While we appreciate that the purpose of imposing a deposit requirement on independent candidates is that it will ensure that candidates have a serious intention of contesting elections and limit the number of frivolous candidates on the ballot, there are less restrictive means that achieve that purpose. The signature requirement imposed could sufficiently minimize frivolous candidates.

More so, given the history of dispossession and exclusion in South Africa, the deposit requirement will likely have a disproportionate effect on previously disadvantaged racial groups and women. The imposition of a monetary deposit indirectly discriminates against less affluent potential candidates.

4. Vacancies

In the event of a vacancy in a legislature of a seat allocated to an independent candidate, the Electoral Amendment Bill provides that the seat will not be filled until the next national and provincial elections. Leaving the seat of an independent candidate unfilled in the event of a vacancy deprives the voters who elected that candidate of representation in the legislature. In De Lille v Speaker of the National Assembly, the court emphasized the importance of the representation of citizens in the National Assembly.

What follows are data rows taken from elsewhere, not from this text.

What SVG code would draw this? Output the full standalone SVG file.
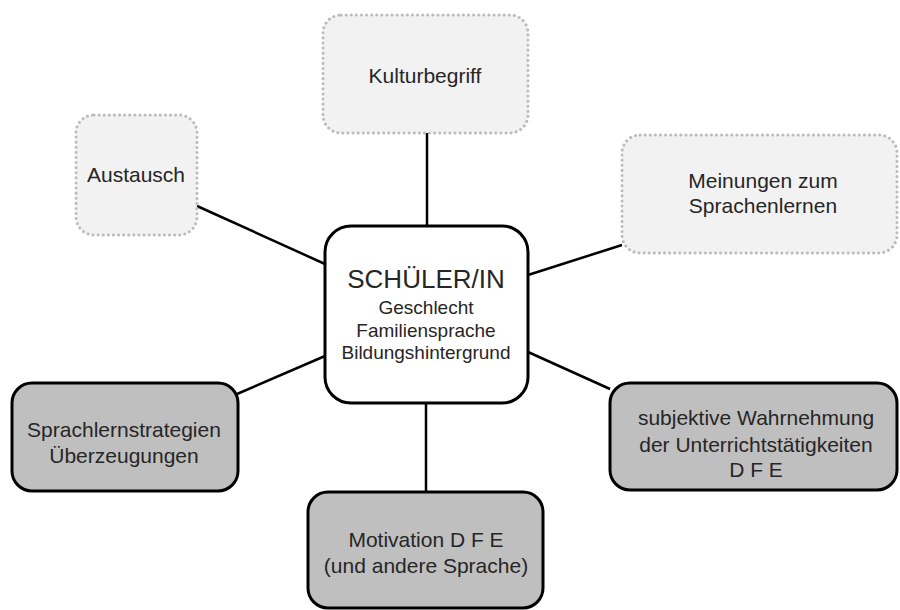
<svg xmlns="http://www.w3.org/2000/svg" width="900" height="610" viewBox="0 0 900 610">
<style>
.light{fill:#f2f2f2;stroke:#bcbcbc;stroke-width:3;stroke-dasharray:0.1 5;stroke-linecap:round}
.dark{fill:#bfbfbf;stroke:#000;stroke-width:3}
.center{fill:#fff;stroke:#000;stroke-width:3}
text{font-family:"Liberation Sans",Arial,sans-serif;fill:#262626;text-anchor:middle}
.t{font-size:21px}
.c{font-size:19px}
.big{font-size:26px}
#connectors line{stroke:#000;stroke-width:2.5}
</style>
<rect width="900" height="610" fill="#fff"/>
<g id="connectors">
<line x1="427" y1="133" x2="427" y2="228"/>
<line x1="197" y1="206" x2="325" y2="264"/>
<line x1="528" y1="275" x2="622" y2="245"/>
<line x1="237" y1="394" x2="325" y2="356"/>
<line x1="528" y1="352" x2="610" y2="389"/>
<line x1="426" y1="403" x2="426" y2="492"/>
</g>
<g id="kulturbegriff">
<rect class="light" x="323" y="15" width="205" height="118" rx="18"/>
<text class="t" x="425" y="83">Kulturbegriff</text>
</g>
<g id="austausch">
<rect class="light" x="76" y="115" width="121" height="120" rx="18"/>
<text class="t" x="136" y="182">Austausch</text>
</g>
<g id="meinungen">
<rect class="light" x="622" y="135" width="275" height="118" rx="18"/>
<text class="t" x="763" y="188">Meinungen zum</text>
<text class="t" x="763" y="213">Sprachenlernen</text>
</g>
<g id="schueler">
<rect class="center" x="325" y="226" width="203" height="177" rx="26"/>
<text class="big" x="426" y="288">SCHÜLER/IN</text>
<text class="c" x="426" y="314">Geschlecht</text>
<text class="c" x="426" y="337">Familiensprache</text>
<text class="c" x="426" y="359">Bildungshintergrund</text>
</g>
<g id="sprachlernstrategien">
<rect class="dark" x="12" y="383" width="226" height="108" rx="20"/>
<text class="t" x="124" y="437">Sprachlernstrategien</text>
<text class="t" x="124" y="463">Überzeugungen</text>
</g>
<g id="subjektive">
<rect class="dark" x="610" y="383" width="287" height="107" rx="20"/>
<text class="t" x="756" y="425">subjektive Wahrnehmung</text>
<text class="t" x="756" y="452">der Unterrichtstätigkeiten</text>
<text class="t" x="756" y="477">D F E</text>
</g>
<g id="motivation">
<rect class="dark" x="308" y="492" width="235" height="116" rx="20"/>
<text class="t" x="426" y="547">Motivation D F E</text>
<text class="t" x="426" y="573">(und andere Sprache)</text>
</g>
</svg>
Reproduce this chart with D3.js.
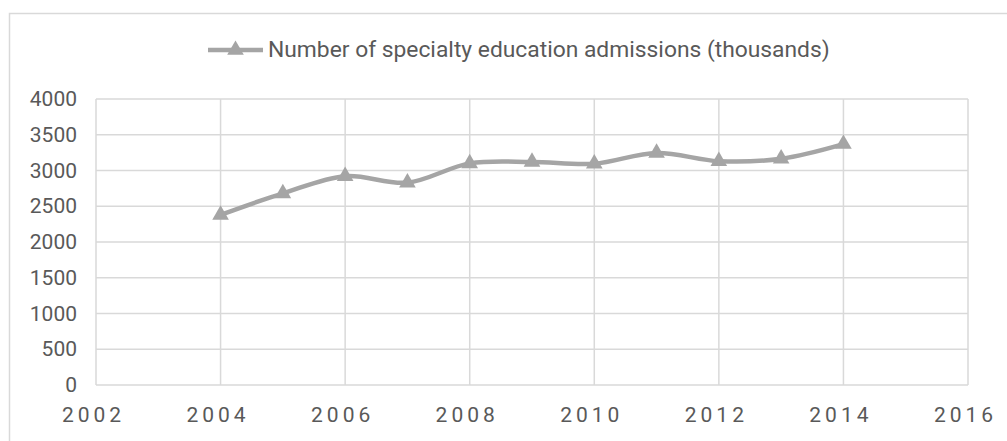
<!DOCTYPE html>
<html>
<head>
<meta charset="utf-8">
<script src="https://cdn.jsdelivr.net/npm/d3@7"></script>
<style>
  html, body { margin: 0; padding: 0; background: #fff; }
  svg { display: block; font-family: Roboto, "Noto Sans", sans-serif; }
</style>
</head>
<body>
<svg id="chart" width="1007" height="441"></svg>
<script>
const seriesName = "Number of specialty education admissions (thousands)";
const years = [2004, 2005, 2006, 2007, 2008, 2009, 2010, 2011, 2012, 2013, 2014];
const admissions = [2380, 2680, 2920, 2830, 3100, 3120, 3095, 3245, 3130, 3165, 3370];
const xTicks = [2002, 2004, 2006, 2008, 2010, 2012, 2014, 2016];
const yTicks = [0, 500, 1000, 1500, 2000, 2500, 3000, 3500, 4000];

const W = 1007, H = 441;
const margin = { left: 96, right: 39, top: 99, bottom: 56 };
const svg = d3.select("#chart");
const textColor = "#595959", gridColor = "#d9d9d9", lineColor = "#a5a5a5";

// outer chart border
svg.append("rect").attr("x", 9.5).attr("y", 13.5).attr("width", 1010).attr("height", 460)
  .attr("fill", "none").attr("stroke", gridColor).attr("stroke-width", 1.5);

const x = d3.scaleLinear().domain([2002, 2016]).range([margin.left, W - margin.right]);
const y = d3.scaleLinear().domain([0, 4000]).range([H - margin.bottom, margin.top]);

// gridlines
svg.append("g").selectAll("line").data(yTicks).join("line")
  .attr("x1", x(2002)).attr("x2", x(2016))
  .attr("y1", d => y(d)).attr("y2", d => y(d))
  .attr("stroke", gridColor).attr("stroke-width", 1.5);
svg.append("g").selectAll("line").data(xTicks).join("line")
  .attr("x1", d => x(d)).attr("x2", d => x(d))
  .attr("y1", y(0)).attr("y2", y(4000))
  .attr("stroke", gridColor).attr("stroke-width", 1.5);

// y axis labels
const yAxis = d3.axisLeft(y).tickValues(yTicks).tickFormat(d3.format("d")).tickSize(0).tickPadding(19);
const gy = svg.append("g").attr("transform", `translate(${margin.left},0)`).call(yAxis);
gy.select(".domain").remove();
gy.selectAll("text").attr("fill", textColor).style("font-size", "21px")
  .attr("font-family", "Roboto, 'Noto Sans', sans-serif");

// x axis labels
const xAxis = d3.axisBottom(x).tickValues(xTicks).tickFormat(d3.format("d")).tickSize(0).tickPadding(22);
const gx = svg.append("g").attr("transform", `translate(0,${y(0)})`).call(xAxis);
gx.select(".domain").remove();
gx.selectAll("text").attr("fill", textColor).style("font-size", "21px")
  .style("letter-spacing", "4px").attr("dx", "-3px")
  .attr("font-family", "Roboto, 'Noto Sans', sans-serif");

// line
const data = years.map((yr, i) => ({ yr, v: admissions[i] }));
const line = d3.line().x(d => x(d.yr)).y(d => y(d.v)).curve(d3.curveCatmullRom.alpha(0.5));
svg.append("path").datum(data).attr("d", line)
  .attr("fill", "none").attr("stroke", lineColor).attr("stroke-width", 4.5)
  .attr("stroke-linejoin", "round").attr("stroke-linecap", "round");

const tri = d3.symbol().type(d3.symbolTriangle).size(120);
svg.append("g").selectAll("path").data(data).join("path")
  .attr("d", tri)
  .attr("transform", d => `translate(${x(d.yr)},${y(d.v)})`)
  .attr("fill", lineColor);

// legend
const lg = svg.append("g");
lg.append("line").attr("x1", 208).attr("x2", 263).attr("y1", 50).attr("y2", 50)
  .attr("stroke", lineColor).attr("stroke-width", 4.5);
lg.append("path").attr("d", tri).attr("transform", "translate(235.5,50)").attr("fill", lineColor);
const lt = lg.append("text").attr("x", 268).attr("y", 57).attr("fill", textColor)
  .style("font-size", "21px").text(seriesName);
const len = lt.node().getComputedTextLength();
lt.style("font-size", (21 * 562 / len).toFixed(2) + "px");
</script>
</body>
</html>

The People’s Bill presents multiple ways to resolve this which largely emulate the practices followed at the local government level. For example, the death of an independent candidate would trigger a by-election.

We urge Parliament to correct these constitutional defects to avoid a court challenge and further delay this already slow-moving process. To not do that would be to jeopardize the national election in 2024 – which is detrimental to a functional and stable democracy.

The public has not had an opportunity to engage properly with the People’s Bill, which is a perfectly viable alternative to the Executive Bill, and it also directly resolves the constitutional issues contained in the Executive Bill. We suggest that it makes procedural sense to have a public participation process on both bills at the same time and emerge from this process with one constitutionally compliant bill that reflects the will of the people.

– Mudzuli Rakhivhane is the spokesperson for the One South Africa Movement.